Hutch hi-Performance inc.
- New logo for Hutch Hi-Performance
- Industry: Bicycles
- Predecessor: Hutch BMX
- Founded: 1979; 47 years ago in Pasadena, Maryland, U.S.
- Founder: Richard Hutchins
- Headquarters: United States
- Area served: Worldwide
- Products: Hutch Pro Racer
- Website: Hutch

= Hutch BMX =

American BMX bicycle manufacturer

Hutch BMX was founded in 1979 by bicycle store owner Richard Hutchins in Pasadena, Maryland. Hutch BMX grew from a bicycle shop to a mail order business, and then to a BMX bicycle manufacturer, who's higher end models were among the most expensive BMX bikes of the time.

==History==
===Hutch BMX mail order business===
Hutch BMX started out as a bicycle shop. Shop owner Richard Hutchins noticed many young BMX enthusiasts wanted bike parts which were only available on the West Coast. Eventually there were so many mail order customers that Hutchins closed the bike shop and became a mail order company to sell full time.

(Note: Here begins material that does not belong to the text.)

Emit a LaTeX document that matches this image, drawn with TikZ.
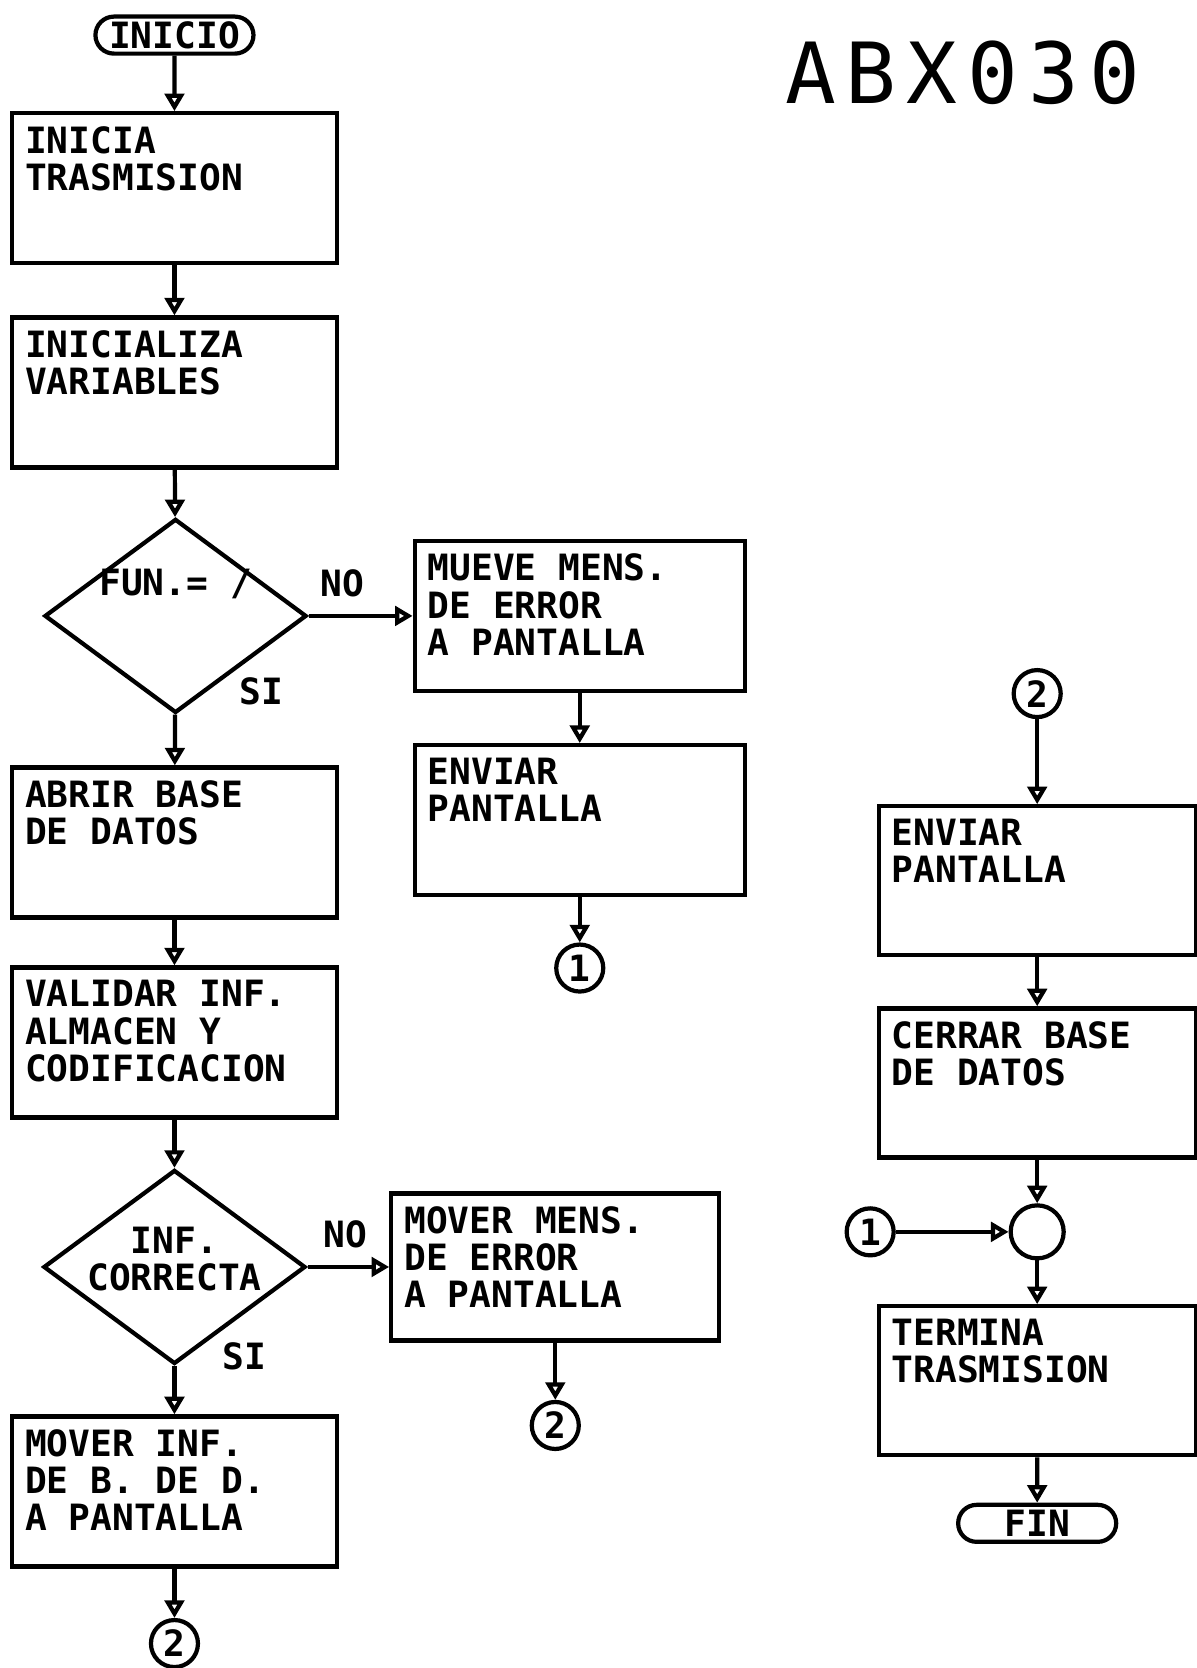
\documentclass[tikz,border=0pt]{standalone}
\usepackage{fontspec}
\setmonofont{DejaVu Sans Mono}
\newfontfamily\titlefont[LetterSpace=12]{DejaVu Sans Mono}
\usepackage{tikz}
\usetikzlibrary{arrows.meta,positioning,shapes.geometric,shapes.misc}

\begin{document}
\begin{tikzpicture}[x=0.01064cm,y=-0.01064cm,
    font=\ttfamily\bfseries\fontsize{10.3}{10.6}\selectfont,line width=1.2pt,
    flow/.style={-{Triangle[open,length=5pt,width=5.5pt]}},
    procbox/.style={draw,rectangle,minimum height=1.5cm,inner sep=0pt},
    boxtext/.style={anchor=north west,align=left,inner sep=0.13cm},
    decision/.style={draw,diamond,minimum width=2.62cm,minimum height=1.94cm,inner sep=0pt},
    terminal/.style={draw,rounded rectangle,minimum width=1.58cm,minimum height=0.37cm,inner sep=0pt},
    connector/.style={draw,circle,minimum size=0.47cm,inner sep=0pt},
    answer/.style={inner sep=0pt,align=center}]
    \useasboundingbox (0,0) rectangle (1125,1568);
    % left column
    \node[terminal] (inicio) at (164,33) {INICIO};
    \node[procbox,minimum width=3.245cm,label={[boxtext]north west:{INICIA\\TRASMISION}}] (inicia) at (164,177) {};
    \node[procbox,minimum width=3.245cm,label={[boxtext]north west:{INICIALIZA\\VARIABLES}}] (variables) at (164,369) {};
    \node[decision,label={[answer,yshift=0.32cm]center:{FUN.= /}}] (fun) at (165,579) {};
    \node[procbox,minimum width=3.245cm,label={[boxtext]north west:{ABRIR BASE\\DE DATOS}}] (abrir) at (164,792) {};
    \node[procbox,minimum width=3.245cm,label={[boxtext]north west:{VALIDAR INF.\\ALMACEN Y\\CODIFICACION}}] (validar) at (164,980) {};
    \node[decision,label={[answer,yshift=0.08cm]center:{INF.\\CORRECTA}}] (correcta) at (164,1191) {};
    \node[procbox,minimum width=3.245cm,label={[boxtext]north west:{MOVER INF.\\DE B. DE D.\\A PANTALLA}}] (moverinf) at (164,1402) {};
    \node[connector] (dosA) at (164,1545) {2};
    % middle column
    \node[procbox,minimum width=3.3cm,label={[boxtext]north west:{MUEVE MENS.\\DE ERROR\\A PANTALLA}}] (mueve) at (545,579) {};
    \node[procbox,minimum width=3.3cm,label={[boxtext]north west:{ENVIAR\\PANTALLA}}] (enviarA) at (545,771) {};
    \node[connector] (unoA) at (545,910) {1};
    \node[procbox,minimum width=3.28cm,minimum height=1.47cm,label={[boxtext]north west:{MOVER MENS.\\DE ERROR\\A PANTALLA}}] (movermens) at (522,1191) {};
    \node[connector] (dosB) at (522,1340) {2};
    % right column
    \node[font=\titlefont\fontsize{24}{24}\selectfont] (titulo) at (905,68) {ABX030};
    \node[connector] (dosC) at (975,652) {2};
    \node[procbox,minimum width=3.17cm,minimum height=1.49cm,label={[boxtext]north west:{ENVIAR\\PANTALLA}}] (enviarB) at (975,828) {};
    \node[procbox,minimum width=3.17cm,minimum height=1.49cm,label={[boxtext]north west:{CERRAR BASE\\DE DATOS}}] (cerrar) at (975,1018) {};
    \node[connector,minimum size=0.53cm] (junta) at (975,1158) {};
    \node[connector] (unoB) at (818,1158) {1};
    \node[procbox,minimum width=3.17cm,minimum height=1.49cm,label={[boxtext]north west:{TERMINA\\TRASMISION}}] (termina) at (975,1298) {};
    \node[terminal] (fin) at (975,1432) {FIN};
    % answers
    \node[answer] (noA) at (322,548) {NO};
    \node[answer] (siA) at (246,650) {SI};
    \node[answer] (noB) at (325,1160) {NO};
    \node[answer] (siB) at (230,1275) {SI};
    % connectors
    \draw[flow] (inicio) -- (inicia);
    \draw[flow] (inicia) -- (variables);
    \draw[flow] (variables) -- (fun);
    \draw[flow] (fun) -- (abrir);
    \draw[flow] (abrir) -- (validar);
    \draw[flow] (validar) -- (correcta);
    \draw[flow] (correcta) -- (moverinf);
    \draw[flow] (moverinf) -- (dosA);
    \draw[flow] (fun.east) -- (mueve.west);
    \draw[flow] (mueve) -- (enviarA);
    \draw[flow] (enviarA) -- (unoA);
    \draw[flow] (correcta.east) -- (movermens.west);
    \draw[flow] (movermens) -- (dosB);
    \draw[flow] (dosC) -- (enviarB);
    \draw[flow] (enviarB) -- (cerrar);
    \draw[flow] (cerrar) -- (junta);
    \draw[flow] (unoB) -- (junta);
    \draw[flow] (junta) -- (termina);
    \draw[flow] (termina) -- (fin);
\end{tikzpicture}
\end{document}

===Hutch BMX manufacturer===
By 1980, when Hutchins wanted to transition his business from a mail-order shop to a bicycle manufacturer, he contracted Profile Racing and Speed Unlimited to build his first BMX frames. Profile build frames for Hutch for about a year and a half. Hutchins also soon used other outsourced builders like MCS and VDC.

In February 1981, Richard Hutchins acquired the rights to Titron Components, manufacturer of the first round cage BMX pedals (name Bear Trap), and hired its founder, Bill Grove, as the design engineer for Hutch Hi-Performance Products. Grove designed signature Hutch components including the legendary Deep-H stem, Western-H Freestyle stem, Aerospeed cranks. Changes to Grove's pedals were continually made and offered by Hutch, evolving from the Titron branded Bear Trap pedals into what eventually became the signature Hutch Pedals. Hutch's "Hutch Pedals" came in three models - Pro, Freestyle, and Mini (and although people often simply referred to them by the nickname bear trap, as they did other brands of bear trap shaped pedals, Hutch's never had the model name "Bear Trap"). Manufacturing of the components was outsourced to other dedicated machine shops and fabricators. Hutchins partnered with Profile Racing to produce the early Hutch 3-piece cranks.

In 1982, Hutch moved into a dedicated manufacturing facility, where it installed machinery including tube benders, automatic production jigs, polishing equipment, and CNC lathes, and began producing components such as frames, forks, handlebars, seat posts, and crank arms. Contemporary accounts indicate that Hutch employed more than 55 welders by 1983, although some frames continued to be produced by outside manufacturers. By 1983/1984, Hutch also being using Taiwan production for bikes, and as well as using components made by Japanese companies, such as Hutch Pedals being made by Sakae of Japan, Hutch wheels made by OGK, and other Japanese-sourced components.

Hutch sponsored some of the most talented riders in the sport, including Tim Judge, Rich Farside, Toby Henderson, and Mike Miranda. By 1985, Hutch began offering frames named “Judge” and “Hollywood”, named after Tim Judge and Mike “Hollywood” Miranda.

The Hutch brand name was purchased in 2008 by John de Bruin, and currently sells Hutch branded bicycles and components under the name Hutch Hi-Performance BMX.